# Musing on constructing regular pentagon.
It is well-know that the regular pentagon is constructible. Though I've never done it myself. So I'd like to see how I might do it in a naive way.
Since we essentially need to construct the length $\cos 72\degree$, let us look at how $\cos 5x$ can be expressed: $$
\begin{align}
\cos 5x &= \Re (\cos x + i \sin x)^{5} \\
&= \cos^{5}x -10 \cos^{3}x \sin^{2}x + 5 \cos x \sin^{4}x \\
&= u^{5} - 10u^{3}(1-u^{2})+5 u (1-u^{2})^{2} \\
&= 16u^{5} -20u^{3} + 5u
\end{align}
$$
(Classic Chebyshev polynomial).
Now, if $5x = 90 \degree$, then $x = 360\degree / 20$, the angle of a regular icosagon. And if we can construct the angle of a regular icosagon, then we certainly can construct the angle of a regular pentagon by duplicating twice.
So, when $5x = 90\degree$, $u = \cos (360\degree / 20) = \cos 18\degree$ satisfies $$
0 = 16u^{5} - 20u^{3} +5u
$$I make this choice because we are just solving a polynomial root. And since $u \neq 0$, we need to solve $$
0 = 16u^{4} - 20 u ^{2} + 5.
$$
Set $w = 4u^{2}$, then we solve $$
0 = w^{2} -5u +5
$$
This gives $$
w = \frac{5 \pm \sqrt{25-20}}{2}= \frac{5 \pm \sqrt{5}}{2}
$$
So, $$
u = \pm \sqrt{\frac{5\pm\sqrt{5}}{8}}.
$$
Now we know $u = \cos (360\degree / 20) > 0$, so we take the outer positive sign, $$
u = \sqrt{\frac{5\pm\sqrt{5}}{8}}
$$Now which of these two is $u$? If we take $-$ sign, note $$
\frac{5 - \sqrt{5}}{8} < \frac{5-2}{8} = \frac{3}{8} = \frac{24}{64} < \frac{25}{64}
$$
and so $$
\sqrt{\frac{5-\sqrt{5}}{8}}< \sqrt{\frac{25}{64}} = \frac{5}{8} < \frac{\sqrt{3}}{2} = \frac{4 \sqrt{3}}{8} = \cos 30 \degree
$$(The latter is because $25 < 48$) This means $$
\sqrt{\frac{5-\sqrt{5}}{8}} = \cos \theta\degree
$$where $\theta > 30$, which is not the angle $360\degree / 20 = 18 \degree$ that we seek.
Hence $$
\cos 18\degree = \sqrt{\frac{5 + \sqrt{5}}{8}}
$$
Great, we can construct $\sqrt{5}$, and certainly $\sqrt{\frac{5+\sqrt{5}}{8}}$. Then by duplicating this angle twice, we get $72\degree$.
Alternatively, in a regular pentagon, if one connects two non-adjacent vertices with the center, we get an isosceles triangle where one angle is $18\degree$. Which we can construct the rest of the regular pentagon this way.
Now, this isn't the shortest.
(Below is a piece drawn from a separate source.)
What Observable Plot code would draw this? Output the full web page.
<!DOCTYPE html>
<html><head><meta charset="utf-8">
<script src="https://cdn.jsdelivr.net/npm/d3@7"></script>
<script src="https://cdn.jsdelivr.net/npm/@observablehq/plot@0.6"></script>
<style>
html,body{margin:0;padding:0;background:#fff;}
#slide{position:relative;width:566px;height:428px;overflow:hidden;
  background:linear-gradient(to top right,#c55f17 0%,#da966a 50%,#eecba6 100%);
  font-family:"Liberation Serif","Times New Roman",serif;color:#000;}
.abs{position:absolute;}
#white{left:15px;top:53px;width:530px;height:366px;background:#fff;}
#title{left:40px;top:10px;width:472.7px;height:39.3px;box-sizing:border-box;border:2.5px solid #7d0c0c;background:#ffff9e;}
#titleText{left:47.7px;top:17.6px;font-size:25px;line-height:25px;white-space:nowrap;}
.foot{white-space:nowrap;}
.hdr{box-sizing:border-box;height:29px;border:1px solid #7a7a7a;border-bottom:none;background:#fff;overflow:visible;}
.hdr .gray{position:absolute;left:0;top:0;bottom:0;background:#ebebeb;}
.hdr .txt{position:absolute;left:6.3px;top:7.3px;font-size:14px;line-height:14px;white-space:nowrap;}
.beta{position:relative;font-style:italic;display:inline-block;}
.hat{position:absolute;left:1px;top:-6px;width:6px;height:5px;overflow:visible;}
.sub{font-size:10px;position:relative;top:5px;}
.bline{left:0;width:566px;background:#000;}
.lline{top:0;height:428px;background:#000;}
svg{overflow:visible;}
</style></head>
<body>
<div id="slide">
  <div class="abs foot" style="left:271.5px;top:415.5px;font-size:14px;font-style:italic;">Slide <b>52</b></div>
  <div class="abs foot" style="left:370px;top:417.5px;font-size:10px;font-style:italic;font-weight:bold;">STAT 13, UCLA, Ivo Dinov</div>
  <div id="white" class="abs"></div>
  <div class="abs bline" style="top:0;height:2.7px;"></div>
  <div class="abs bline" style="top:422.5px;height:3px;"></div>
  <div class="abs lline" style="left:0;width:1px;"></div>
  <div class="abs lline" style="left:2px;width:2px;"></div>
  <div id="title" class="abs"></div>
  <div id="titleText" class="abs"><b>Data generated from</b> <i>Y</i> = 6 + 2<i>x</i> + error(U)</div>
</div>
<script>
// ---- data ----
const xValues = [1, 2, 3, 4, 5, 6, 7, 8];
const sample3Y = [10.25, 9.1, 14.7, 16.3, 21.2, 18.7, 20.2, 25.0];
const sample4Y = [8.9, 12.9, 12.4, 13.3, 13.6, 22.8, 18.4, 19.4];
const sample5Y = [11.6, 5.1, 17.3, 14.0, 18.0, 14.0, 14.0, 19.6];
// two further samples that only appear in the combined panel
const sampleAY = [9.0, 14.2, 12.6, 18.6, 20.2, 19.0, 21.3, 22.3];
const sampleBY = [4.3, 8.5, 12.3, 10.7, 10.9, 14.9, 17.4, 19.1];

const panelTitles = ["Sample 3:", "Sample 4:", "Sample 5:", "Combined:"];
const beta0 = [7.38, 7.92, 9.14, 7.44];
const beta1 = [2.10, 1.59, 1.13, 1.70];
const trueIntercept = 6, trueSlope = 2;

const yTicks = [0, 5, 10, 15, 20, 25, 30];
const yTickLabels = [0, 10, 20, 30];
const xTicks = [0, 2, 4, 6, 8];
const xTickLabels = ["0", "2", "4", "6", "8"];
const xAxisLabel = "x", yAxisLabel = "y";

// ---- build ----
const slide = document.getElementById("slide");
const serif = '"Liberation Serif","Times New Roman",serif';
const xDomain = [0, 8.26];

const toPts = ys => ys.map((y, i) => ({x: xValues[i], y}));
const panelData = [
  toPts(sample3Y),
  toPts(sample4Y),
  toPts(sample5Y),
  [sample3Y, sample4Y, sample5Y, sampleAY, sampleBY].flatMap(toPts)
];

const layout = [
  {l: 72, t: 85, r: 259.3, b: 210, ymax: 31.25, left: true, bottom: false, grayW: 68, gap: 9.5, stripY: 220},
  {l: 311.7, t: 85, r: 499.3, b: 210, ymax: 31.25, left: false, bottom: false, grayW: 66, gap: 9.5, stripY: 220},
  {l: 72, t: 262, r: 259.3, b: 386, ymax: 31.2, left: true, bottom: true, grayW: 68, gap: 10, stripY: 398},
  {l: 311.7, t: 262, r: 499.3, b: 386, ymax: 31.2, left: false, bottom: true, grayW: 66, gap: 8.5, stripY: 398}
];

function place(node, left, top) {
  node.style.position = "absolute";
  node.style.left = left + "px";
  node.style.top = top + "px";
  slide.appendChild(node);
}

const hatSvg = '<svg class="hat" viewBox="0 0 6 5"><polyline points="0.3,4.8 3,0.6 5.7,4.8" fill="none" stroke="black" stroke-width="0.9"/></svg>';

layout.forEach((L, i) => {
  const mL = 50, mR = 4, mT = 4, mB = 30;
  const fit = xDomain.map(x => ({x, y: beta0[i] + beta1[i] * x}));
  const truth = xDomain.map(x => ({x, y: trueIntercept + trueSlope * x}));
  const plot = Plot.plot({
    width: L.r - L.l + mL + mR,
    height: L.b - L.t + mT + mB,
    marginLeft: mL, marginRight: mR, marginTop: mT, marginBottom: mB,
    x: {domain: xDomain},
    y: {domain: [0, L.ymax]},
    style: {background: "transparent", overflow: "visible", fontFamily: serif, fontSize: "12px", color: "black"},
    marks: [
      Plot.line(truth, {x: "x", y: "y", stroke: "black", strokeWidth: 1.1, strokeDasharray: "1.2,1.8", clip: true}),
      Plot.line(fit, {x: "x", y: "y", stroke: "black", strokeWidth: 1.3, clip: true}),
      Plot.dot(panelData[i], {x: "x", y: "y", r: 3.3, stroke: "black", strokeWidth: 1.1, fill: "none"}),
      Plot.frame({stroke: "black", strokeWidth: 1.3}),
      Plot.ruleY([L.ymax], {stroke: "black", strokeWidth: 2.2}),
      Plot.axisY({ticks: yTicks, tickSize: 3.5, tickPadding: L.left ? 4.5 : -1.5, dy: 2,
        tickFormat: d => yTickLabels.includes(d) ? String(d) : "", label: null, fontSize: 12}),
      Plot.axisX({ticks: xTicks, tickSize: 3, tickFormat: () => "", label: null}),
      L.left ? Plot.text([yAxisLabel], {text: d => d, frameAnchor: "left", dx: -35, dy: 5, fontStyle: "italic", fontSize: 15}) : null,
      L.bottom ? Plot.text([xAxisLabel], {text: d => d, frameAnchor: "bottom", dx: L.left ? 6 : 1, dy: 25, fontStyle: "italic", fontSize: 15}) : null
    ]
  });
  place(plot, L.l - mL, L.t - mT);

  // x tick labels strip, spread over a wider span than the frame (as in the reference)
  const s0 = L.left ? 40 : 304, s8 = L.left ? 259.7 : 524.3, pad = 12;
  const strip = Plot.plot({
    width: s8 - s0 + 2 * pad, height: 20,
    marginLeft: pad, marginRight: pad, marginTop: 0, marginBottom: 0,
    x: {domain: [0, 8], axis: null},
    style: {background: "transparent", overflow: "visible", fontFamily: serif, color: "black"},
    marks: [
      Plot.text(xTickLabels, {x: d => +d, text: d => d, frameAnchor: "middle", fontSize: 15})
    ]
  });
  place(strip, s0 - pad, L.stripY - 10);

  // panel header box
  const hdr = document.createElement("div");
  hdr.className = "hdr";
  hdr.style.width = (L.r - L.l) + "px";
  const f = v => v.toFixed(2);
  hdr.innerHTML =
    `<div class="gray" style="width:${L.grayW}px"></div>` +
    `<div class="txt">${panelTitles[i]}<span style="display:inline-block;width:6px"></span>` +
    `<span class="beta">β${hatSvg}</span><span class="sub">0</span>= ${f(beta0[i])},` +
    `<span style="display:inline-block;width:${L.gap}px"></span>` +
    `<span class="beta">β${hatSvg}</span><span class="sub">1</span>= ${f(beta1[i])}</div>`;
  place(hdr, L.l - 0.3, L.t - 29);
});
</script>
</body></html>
So can we do better?
By double angle formula, $$
\cos 2\theta = 2\cos^{2}\theta -1,
$$so $$
\cos 36\degree = 2 \left( \frac{5+\sqrt{5}}{8} \right) - 1 = \frac{1 + \sqrt{5}}{4}
$$
Much better! And $36\degree$ occurs as the angle of the isosceles triangle formed by connecting three consecutive vertices of a regular pentagon.
Hmm, if we apply double angle formula again, we get $$
\cos 72\degree = \frac{-1 + \sqrt{5}}{4}
$$
Both of these angles $72\degree$ and $36\degree$ are easier to construct than $18\degree$ that involves an iterated square root.
# A simple construction.
Take a regular pentagon, and we note the measures in the following figure:
![[regular-pentagon.png]]
Consider a regular pentagon inscribed in a circle of radius 1 in the left figure, with center $O$. Then we note that angle $\angle B A C = 36\degree$. And since triangle $\triangle CBA$ is a right triangle with $CA=2$, we see that $AB = 2 \cos 36\degree = \frac{1+\sqrt{5}}{2}$ .
Now in the figure on the right, also a circle of radius 1, but now with a circle of radius $1 / 2$ with center $P$ that is at the mid point from the center $O$ to the circumference. The line segment $AP = \sqrt{1 + \frac{1}{4}}$, and the segment $AQ = \frac{1}{2} + AP = \frac{1+\sqrt{5}}{2}$, which a length we desired for $AB$!
Hence all we need is to construct the figure on the right, join from $A$ to $P$ to meet $Q$, and $AQ$ gives the length of $AB$ that we need to construct the rest of the regular pentagon!